Grimsby sends back fish to Iceland
IN a new twist on the old ‘Coals to Newcastle’ saying, a delegation left Grimsby today taking fish back to Iceland. And it is fish that was almost certainly caught by Icelandic trawlers around the country.
As part of a UK Trade and Industry drive to sell more British commodities to Iceland, Steve Norton, chief executive of the Grimsby Fish Merchants Association, has taken with him a consignment of the town’s traditional smoked haddock, which now has European PGI status.
It is hoped that Icelandic supermarkets may start selling this famous seafood delicacy next year. He said Stuart Gill, the UK Ambassador to Iceland, who has made a number of visits to Grimsby, in the past 18 months, was keen to promote trade between the two countries.

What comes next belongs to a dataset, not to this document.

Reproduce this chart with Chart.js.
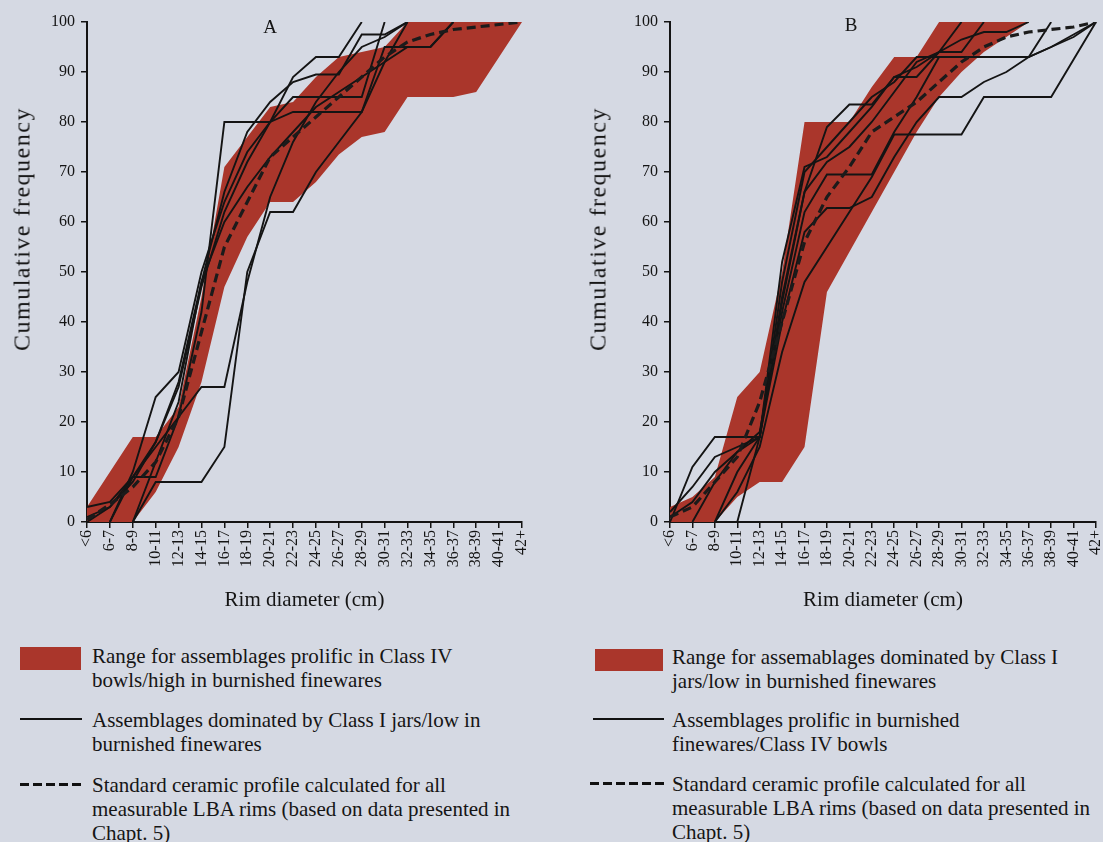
<!DOCTYPE html>
<html>
<head>
<meta charset="utf-8">
<script src="https://cdn.jsdelivr.net/npm/chart.js@4.4.1/dist/chart.umd.min.js"></script>
<style>
  html, body { margin: 0; padding: 0; }
  body {
    position: relative;
    width: 1103px;
    height: 842px;
    overflow: hidden;
    background: #d5d9e3;
    font-family: "Liberation Serif", "Times New Roman", serif;
    color: #151515;
  }
  canvas { position: absolute; top: 0; }
  #chartA { left: 0; }
  #chartB { left: 583px; }
  .txt { position: absolute; white-space: nowrap; font-size: 21px; line-height: 24px; }
  .ytitle { position: absolute; white-space: nowrap; font-size: 24px; letter-spacing: 1.5px; transform: translate(-50%, -50%) rotate(-90deg); }
  .panel { position: absolute; font-size: 19px; transform: translate(-50%, -50%); }
  .swatch { position: absolute; background: #aa362b; }
  svg.key { position: absolute; overflow: visible; }
</style>
</head>
<body>
<canvas id="chartA" width="545" height="625"></canvas>
<canvas id="chartB" width="540" height="625"></canvas>

<div class="ytitle" style="left:22px; top:229px;">Cumulative frequency</div>
<div class="ytitle" style="left:598px; top:229px;">Cumulative frequency</div>
<div class="panel" style="left:270px; top:27px;">A</div>
<div class="panel" style="left:851px; top:25px;">B</div>

<!-- legend A -->
<div class="swatch" style="left:20px; top:647px; width:61px; height:23px;"></div>
<div class="txt" style="left:92px; top:644px;">Range for assemblages prolific in Class IV<br>bowls/high in burnished finewares</div>
<svg class="key" style="left:20px; top:718px;" width="62" height="2"><line x1="0" y1="1" x2="62" y2="1" stroke="#111" stroke-width="2"/></svg>
<div class="txt" style="left:92px; top:708px;">Assemblages dominated by Class I jars/low in<br>burnished finewares</div>
<svg class="key" style="left:20px; top:783px;" width="62" height="3"><line x1="0" y1="1.5" x2="62" y2="1.5" stroke="#111" stroke-width="3" stroke-dasharray="9 4"/></svg>
<div class="txt" style="left:92px; top:773px;">Standard ceramic profile calculated for all<br>measurable LBA rims (based on data presented in<br>Chapt. 5)</div>

<!-- legend B -->
<div class="swatch" style="left:595px; top:649px; width:68px; height:22px;"></div>
<div class="txt" style="left:672px; top:645px;">Range for assemablages dominated by Class I<br>jars/low in burnished finewares</div>
<svg class="key" style="left:593px; top:718px;" width="71" height="2"><line x1="0" y1="1" x2="71" y2="1" stroke="#111" stroke-width="2"/></svg>
<div class="txt" style="left:672px; top:708px;">Assemblages prolific in burnished<br>finewares/Class IV bowls</div>
<svg class="key" style="left:590px; top:782px;" width="75" height="3"><line x1="0" y1="1.5" x2="75" y2="1.5" stroke="#111" stroke-width="3" stroke-dasharray="9 4"/></svg>
<div class="txt" style="left:672px; top:772px;">Standard ceramic profile calculated for all<br>measurable LBA rims (based on data presented in<br>Chapt. 5)</div>

<script>
const categories = ["<6", "6-7", "8-9", "10-11", "12-13", "14-15", "16-17", "18-19", "20-21", "22-23",
  "24-25", "26-27", "28-29", "30-31", "32-33", "34-35", "36-37", "38-39", "40-41", "42+"];

// panel A
const rangeUpperA = [3, 10, 17, 17, 23, 45, 71, 77, 83, 84, 89, 93, 94, 95, 100, 100, 100, 100, 100, 100];
const rangeLowerA = [0, 0, 0, 6, 15, 28, 47, 57, 64, 64, 68, 73.5, 77, 78, 85, 85, 85, 86, 93, 100];
const profileA = [0.5, 3.5, 7, 12, 21, 38, 55, 64, 73, 77, 81, 85, 89, 93, 96, 97.5, 98.5, 99, 99.5, 100];
const assemblageA1 = [1, 3, 9, 16, 27, 47, 62, 72, 80, 85, 85, 85, 85, 100];
const assemblageA2 = [null, 0, 9, 9, 21, 42, 80, 80, 80, 89, 93, 93, 100];
const assemblageA3 = [null, null, 0, 8, 8, 8, 15, 50, 62, 62, 70, 76, 82, 95, 95, 95, 100];
const assemblageA4 = [null, 0, 10, 25, 30, 50, 64, 74, 80, 82, 82, 82, 82, 92, 100];
const assemblageA5 = [3, 4, 9, 15, 21, 27, 27, 48, 65, 76, 84, 90, 95, 97, 100];
const assemblageA6 = [0, 3, 8, 16, 28, 48, 60, 67, 73, 78, 83, 86, 89, 92, 95, 95, 100];
const assemblageA7 = [null, null, 0, 12, 24, 48, 66, 78, 84, 88, 89.5, 89.5, 97.5, 97.5, 100];

// panel B
const rangeUpperB = [3, 5, 9, 25, 30, 50, 80, 80, 80, 87, 93, 93, 100, 100, 100, 100, 100, null, null, null];
const rangeLowerB = [0, 0, 0, 5, 8, 8, 15, 46, 54, 62, 70, 78, 85, 90, 94, 97, 100, null, null, null];
const profileB = [1, 3, 8, 13, 24, 40, 56, 65, 71, 78, 81, 84, 88, 92, 95, 97, 98, 98.5, 99, 100];
const assemblageB1 = [0, 11, 17, 17, 17, 52, 71, 73, 78, 83, 89, 89, 94, 94, 100];
const assemblageB2 = [2, 7, 13, 15, 17, 45, 66, 79, 83.5, 83.5, 89, 91, 94, 96.5, 98, 98, 100];
const assemblageB3 = [null, 0, 8, 14, 18, 42, 62, 69.5, 69.5, 69.5, 78, 85, 93, 93, 93, 93, 93, 100];
const assemblageB4 = [null, null, 0, 10, 17, 40, 58, 62.8, 62.8, 65, 73, 80, 85, 85, 88, 90, 93, 95, 97, 100];
const assemblageB5 = [null, null, null, 0, 17, 44, 66, 72, 75, 80, 86, 92, 94, 100];
const assemblageB6 = [null, null, 0, 6, 15, 34, 48, 55, 62, 69, 77.5, 77.5, 77.5, 77.5, 85, 85, 85, 85, 92.5, 100];
const assemblageB7 = [1, 4, 10, 14, 17, 48, 70, 75, 80, 85, 88, 93, 93, 93, 93, 93, 93, 95, 97.5, 100];

const serif = "'Liberation Serif', 'Times New Roman', serif";
const ink = "#141414";
const bandRed = "#aa362b";

function lineSet(values) {
  return {
    data: values,
    borderColor: ink,
    borderWidth: 1.9,
    pointRadius: 0,
    tension: 0,
    fill: false
  };
}

function buildChart(id, upper, lower, profile, lines, rightPad) {
  const datasets = [
    {
      data: profile,
      borderColor: "#1b1b1b",
      borderWidth: 3.2,
      borderDash: [9, 5],
      pointRadius: 0,
      tension: 0,
      fill: false
    },
    ...lines.map(lineSet),
    {
      data: upper,
      borderWidth: 0,
      borderColor: "rgba(0,0,0,0)",
      backgroundColor: bandRed,
      pointRadius: 0,
      tension: 0,
      fill: "+1"
    },
    {
      data: lower,
      borderWidth: 0,
      borderColor: "rgba(0,0,0,0)",
      pointRadius: 0,
      tension: 0,
      fill: false
    }
  ];

  return new Chart(document.getElementById(id), {
    type: "line",
    data: { labels: categories, datasets: datasets },
    options: {
      responsive: false,
      animation: false,
      layout: { padding: { top: 22, right: rightPad, left: 0, bottom: 0 } },
      plugins: {
        legend: { display: false },
        tooltip: { enabled: false },
        filler: { drawTime: "beforeDatasetsDraw" }
      },
      scales: {
        x: {
          offset: false,
          grid: { drawOnChartArea: false, drawTicks: true, tickLength: 6, color: ink, lineWidth: 1.5 },
          border: { display: true, color: ink, width: 2 },
          ticks: {
            color: ink,
            autoSkip: false,
            minRotation: 90,
            maxRotation: 90,
            padding: 2,
            font: { family: serif, size: 16 }
          },
          title: {
            display: true,
            text: "Rim diameter (cm)",
            color: ink,
            font: { family: serif, size: 21 },
            padding: { top: 0, bottom: 12 }
          },
          afterFit: (scale) => { scale.height = 103; }
        },
        y: {
          min: 0,
          max: 100,
          grid: { drawOnChartArea: false, drawTicks: true, tickLength: 6, color: ink, lineWidth: 1.5 },
          border: { display: true, color: ink, width: 2 },
          ticks: {
            stepSize: 10,
            color: ink,
            padding: 6,
            font: { family: serif, size: 16 }
          },
          afterFit: (scale) => { scale.width = 87; }
        }
      }
    }
  });
}

buildChart("chartA", rangeUpperA, rangeLowerA, profileA,
  [assemblageA1, assemblageA2, assemblageA3, assemblageA4, assemblageA5, assemblageA6, assemblageA7], 23);
buildChart("chartB", rangeUpperB, rangeLowerB, profileB,
  [assemblageB1, assemblageB2, assemblageB3, assemblageB4, assemblageB5, assemblageB6, assemblageB7], 27);
</script>
</body>
</html>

‘We know that Icelanders like smoked fish, so I am taking some along and chefs over there are planning to use it in a number of dishes at a special event being organised by the Ambassador.
‘It should be interesting because the cod and haddock used by our traditional fish smokers here in Grimsby comes from Iceland because they know it is the best.
‘It is a good way of showing off British fish processing and food creation skills. It is a little known fact that, after oil, seafood is the world’s largest traded commodity.’
Norton, who is being accompanied by Simon Dwyer, head of Seafox Management Consultants in Grimsby, also plans to use the visit to assess Iceland’s future fish export plans.
‘We know how important Icelandic fish is to the Grimsby market, but for sound economic reasons they are now processing more of their own catch at home to create jobs.
‘I want to see how far that policy is likely to go and what affect it is likely to have on Grimsby,’ he added.
Norton also plans to meet officials from Matis, the Icelandic equivalent of Seafish, which is carrying out a number of interesting experiments involving seafood.